_Your goal_
All lines featuring the string "this" are to be listed.

_Material supplied_
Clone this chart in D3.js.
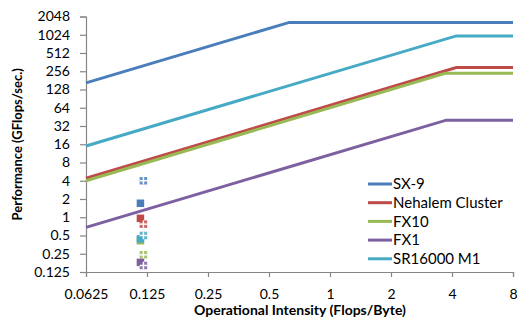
<!DOCTYPE html>
<html>
<head>
<meta charset="utf-8">
<script src="https://cdn.jsdelivr.net/npm/d3@7"></script>
<style>
  html, body { margin: 0; padding: 0; background: #fff; }
  svg text { font-family: Lato, "Open Sans", sans-serif; }
</style>
</head>
<body>
<svg id="chart" width="519" height="320"></svg>
<script>
// ---- data ----
const seriesNames = ["SX-9", "Nehalem Cluster", "FX10", "FX1", "SR16000 M1"];
const seriesColors = ["#4A7EBB", "#BE4B48", "#98B954", "#7D60A0", "#46AAC5"];
// roofline vertices (operational intensity, GFlops/sec)
const roofX = [
  [0.0625, 0.63, 8],
  [0.0625, 4.2, 8],
  [0.0625, 3.7, 8],
  [0.0625, 3.75, 8],
  [0.0625, 4.2, 8]
];
const roofY = [
  [165, 1638, 1638],
  [4.4, 294, 294],
  [4.0, 236.5, 236.5],
  [0.68, 40, 40],
  [15, 980, 980]
];
// measured points
const solidX = [0.116, 0.116, 0.116, 0.116, 0.116];
const solidY = [1.7, 0.96, 0.41, 0.18, 0.44];
const plusX = [0.12, 0.12, 0.12, 0.12, 0.12];
const plusY = [4.0, 0.77, 0.24, 0.16, 0.50];

const xTicks = [0.0625, 0.125, 0.25, 0.5, 1, 2, 4, 8];
const xTickLabels = ["0.0625", "0.125", "0.25", "0.5", "1", "2", "4", "8"];
const yTicks = [0.125, 0.25, 0.5, 1, 2, 4, 8, 16, 32, 64, 128, 256, 512, 1024, 2048];
const yTickLabels = ["0.125", "0.25", "0.5", "1", "2", "4", "8", "16", "32", "64", "128", "256", "512", "1024", "2048"];

const xTitle = "Operational Intensity (Flops/Byte)";
const yTitle = "Performance (GFlops/sec.)";

// ---- drawing ----
const svg = d3.select("#chart");
const mLeft = 86, mRight = 513, mTop = 16.5, mBottom = 272;

const x = d3.scaleLog().base(2).domain([0.0625, 8]).range([mLeft, mRight]);
const y = d3.scaleLog().base(2).domain([0.125, 2048]).range([mBottom, mTop]);

const axisColor = "#868686";

const gx = svg.append("g").attr("transform", `translate(0,${mBottom})`)
  .call(d3.axisBottom(x).tickValues(xTicks).tickFormat((d, i) => xTickLabels[i])
    .tickSizeOuter(0).tickSize(5).tickPadding(12));
const gy = svg.append("g").attr("transform", `translate(${mLeft},0)`)
  .call(d3.axisLeft(y).tickValues(yTicks).tickFormat((d, i) => yTickLabels[i])
    .tickSizeOuter(0).tickSize(6).tickPadding(10));

[gx, gy].forEach(g => {
  g.select(".domain").attr("stroke", axisColor).attr("stroke-width", 1.2);
  g.selectAll(".tick line").attr("stroke", axisColor).attr("stroke-width", 1.2);
  g.selectAll(".tick text").attr("fill", "#000").style("font-size", "14px")
    .style("font-family", "Lato, sans-serif");
});

// roofline lines
const line = d3.line().x(d => x(d[0])).y(d => y(d[1]));
seriesNames.forEach((name, i) => {
  const pts = roofX[i].map((v, j) => [v, roofY[i][j]]);
  svg.append("path").datum(pts).attr("d", line)
    .attr("fill", "none").attr("stroke", seriesColors[i]).attr("stroke-width", 3)
    .attr("stroke-linejoin", "miter");
});

// markers
seriesNames.forEach((name, i) => {
  const s = 7.5;
  svg.append("rect")
    .attr("x", x(solidX[i]) - s / 2).attr("y", y(solidY[i]) - s / 2)
    .attr("width", s).attr("height", s).attr("fill", seriesColors[i]);
  const cx = x(plusX[i]), cy = y(plusY[i]);
  const g = svg.append("g");
  g.append("rect").attr("x", cx - s / 2).attr("y", cy - s / 2)
    .attr("width", s).attr("height", s).attr("fill", seriesColors[i]).attr("opacity", 0.85);
  g.append("line").attr("x1", cx - s / 2).attr("x2", cx + s / 2).attr("y1", cy).attr("y2", cy)
    .attr("stroke", "#fff").attr("stroke-width", 1.5);
  g.append("line").attr("x1", cx).attr("x2", cx).attr("y1", cy - s / 2).attr("y2", cy + s / 2)
    .attr("stroke", "#fff").attr("stroke-width", 1.5);
});

// legend
const legend = svg.append("g");
seriesNames.forEach((name, i) => {
  const ly = 184 + i * 18.7;
  legend.append("line").attr("x1", 368).attr("x2", 392).attr("y1", ly).attr("y2", ly)
    .attr("stroke", seriesColors[i]).attr("stroke-width", 3);
  legend.append("text").attr("x", 393).attr("y", ly).attr("dy", "0.35em")
    .style("font-size", "15px").attr("fill", "#000").text(name);
});

// axis titles
svg.append("text").attr("x", 300).attr("y", 315)
  .attr("text-anchor", "middle").style("font-size", "14px").style("font-weight", "bold")
  .text(xTitle);
svg.append("text").attr("transform", `translate(22,${(mTop + mBottom) / 2}) rotate(-90)`)
  .attr("text-anchor", "middle").style("font-size", "13px").style("font-weight", "bold")
  .text(yTitle);
</script>
</body>
</html>
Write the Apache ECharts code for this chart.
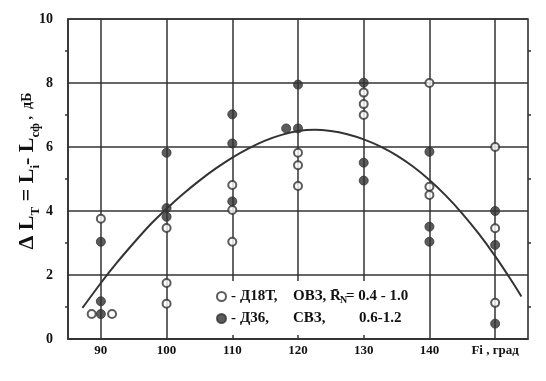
<!DOCTYPE html>
<html>
<head>
<meta charset="utf-8">
<script src="https://cdn.jsdelivr.net/npm/echarts@6/dist/echarts.min.js"></script>
<style>html,body{margin:0;padding:0;background:#fff}#c{width:546px;height:381px}</style>
</head>
<body>
<div id="c"></div>
<script>
// Data
var xTicks = [90, 100, 110, 120, 130, 140, 150];
var yTicks = [0, 2, 4, 6, 8, 10];
var openPts = [ // Д18Т, ОВЗ
  [90, 3.76], [88.6, 0.78], [91.7, 0.78],
  [100, 3.47], [100, 1.75], [100, 1.1],
  [110, 4.81], [110, 4.03], [110, 3.04],
  [120, 5.82], [120, 5.43], [120, 4.78],
  [130, 7.70], [130, 7.34], [130, 7.0],
  [140, 8.0], [140, 4.76], [140, 4.5],
  [150, 6.0], [150, 3.46], [150, 1.13]
];
var filledPts = [ // Д36, СВЗ
  [90, 3.04], [90, 1.18], [90, 0.78],
  [100, 5.82], [100, 4.09], [100, 3.82],
  [110, 7.02], [110, 6.11], [110, 4.3],
  [120, 7.95], [118.2, 6.58], [120, 6.58],
  [130, 8.01], [130, 5.51], [130, 4.95],
  [140, 5.85], [140, 3.51], [140, 3.04],
  [150, 4.0], [150, 2.94], [150, 0.48]
];
// fitted curve as traced on the reference
var curveX = [87.2, 90, 92.5, 95, 97.5, 100, 102.5, 105, 107.5, 110, 112.5, 115, 117.5, 120, 122.5,
              125, 127.5, 130, 132.5, 135, 137.5, 140, 142.5, 145, 147.5, 150, 152.5, 154];
var curveY = [0.97, 1.75, 2.4, 3.0, 3.57, 4.07, 4.53, 4.95, 5.33, 5.67, 5.96, 6.2, 6.38, 6.5, 6.54,
              6.5, 6.4, 6.24, 6.02, 5.74, 5.39, 4.97, 4.48, 3.92, 3.29, 2.59, 1.82, 1.33];
var lastXLabel = 'Fi , град';
var legendNames = ['Д18Т', 'Д36'];

var curvePts = curveX.map(function (x, i) { return [x, curveY[i]]; });
var ink = '#333';
var serif = '"Liberation Serif", "DejaVu Serif", serif';
var chart = echarts.init(document.getElementById('c'));
function t(o) { return Object.assign({ fontFamily: serif, fontWeight: 'bold', color: '#111' }, o); }
chart.setOption({
  backgroundColor: '#fff',
  animation: false,
  grid: { left: 68, right: 18, top: 19, bottom: 42, show: true, borderColor: ink, borderWidth: 1.6,
          backgroundColor: 'transparent', outerBoundsMode: 'none', containLabel: false },
  xAxis: {
    type: 'value', min: 85, max: 155,
    axisLine: { show: true, onZero: false, lineStyle: { color: ink, width: 1.6 } },
    axisTick: { show: false, customValues: xTicks },
    axisLabel: {
      customValues: xTicks, margin: 5,
      fontFamily: serif, fontWeight: 'bold', fontSize: 13, color: '#111',
      formatter: function (v) { return v === 150 ? lastXLabel : String(v); }
    },
    splitLine: { show: true, lineStyle: { color: ink, width: 1.5 } }
  },
  yAxis: [{
    type: 'value', min: 0, max: 10, interval: 2,
    name: '{a|Δ L}{s|T}{a| = L}{s|i}{a|- L}{s|сф}{d| ,  дБ}',
    nameLocation: 'middle', nameGap: 26, nameRotate: 90, nameMoveOverlap: false,
    nameTextStyle: {
      color: '#111', fontFamily: serif, fontWeight: 'bold', padding: [0, 0, 0, 16],
      rich: {
        a: t({ fontSize: 22, lineHeight: 30, verticalAlign: 'middle' }),
        s: t({ fontSize: 13, lineHeight: 30, verticalAlign: 'bottom' }),
        d: t({ fontSize: 14, lineHeight: 30, verticalAlign: 'middle' })
      }
    },
    axisLine: { show: true, lineStyle: { color: ink, width: 1.6 } },
    axisTick: { show: false },
    minorTick: { show: true, splitNumber: 2, length: 3, lineStyle: { color: ink, width: 1.5 } },
    axisLabel: { margin: 15, fontFamily: serif, fontWeight: 'bold', fontSize: 14, color: '#111' },
    splitLine: { show: true, lineStyle: { color: ink, width: 1.5 } }
  }, {
    type: 'value', min: 0, max: 10, interval: 2, position: 'right',
    axisLine: { show: false }, axisTick: { show: false }, axisLabel: { show: false },
    minorTick: { show: true, splitNumber: 2, length: 3, lineStyle: { color: ink, width: 1.5 } },
    splitLine: { show: false }
  }],
  legend: {
    orient: 'vertical', left: 210, top: 281,
    padding: [8, 20, 8, 6], itemGap: 6,
    backgroundColor: '#fff',
    itemWidth: 9, itemHeight: 9, icon: 'circle',
    data: legendNames,
    textStyle: {
      fontFamily: serif, fontWeight: 'bold', fontSize: 15, color: '#111',
      rich: {
        p: t({ fontSize: 15, width: 9 }),
        a: t({ fontSize: 15, width: 53 }),
        b: t({ fontSize: 15, width: 37 }),
        r: t({ fontSize: 15, width: 10, lineHeight: 17, verticalAlign: 'middle' }),
        n: t({ fontSize: 10, width: 6, lineHeight: 17, verticalAlign: 'bottom' }),
        c: t({ fontSize: 15 }),
        c2: t({ fontSize: 15, padding: [0, 0, 0, 13] })
      }
    },
    formatter: function (name) {
      if (name === legendNames[0]) return '{p|- }{a|Д18Т,}{b|ОВЗ,}{r|R\u0304}{n|N}{c|= 0.4 - 1.0}';
      return '{p|- }{a|Д36,}{b|СВЗ,}{r| }{n| }{c2|0.6-1.2}';
    }
  },
  series: [{
    name: 'curve', type: 'line', data: curvePts, smooth: 0.2, showSymbol: false, symbol: 'none',
    lineStyle: { color: ink, width: 2 }, z: 2, silent: true
  }, {
    name: legendNames[0], type: 'scatter', data: openPts, symbol: 'circle', symbolSize: 8,
    itemStyle: { color: '#fff', borderColor: ink, borderWidth: 2 }, z: 3
  }, {
    name: legendNames[1], type: 'scatter', data: filledPts, symbol: 'circle', symbolSize: 9,
    itemStyle: { color: ink, borderColor: ink, borderWidth: 1 }, z: 3
  }]
});
</script>
</body>
</html>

_Output of the task_
Clone this chart in D3.js.
Write the Apache ECharts code for this chart.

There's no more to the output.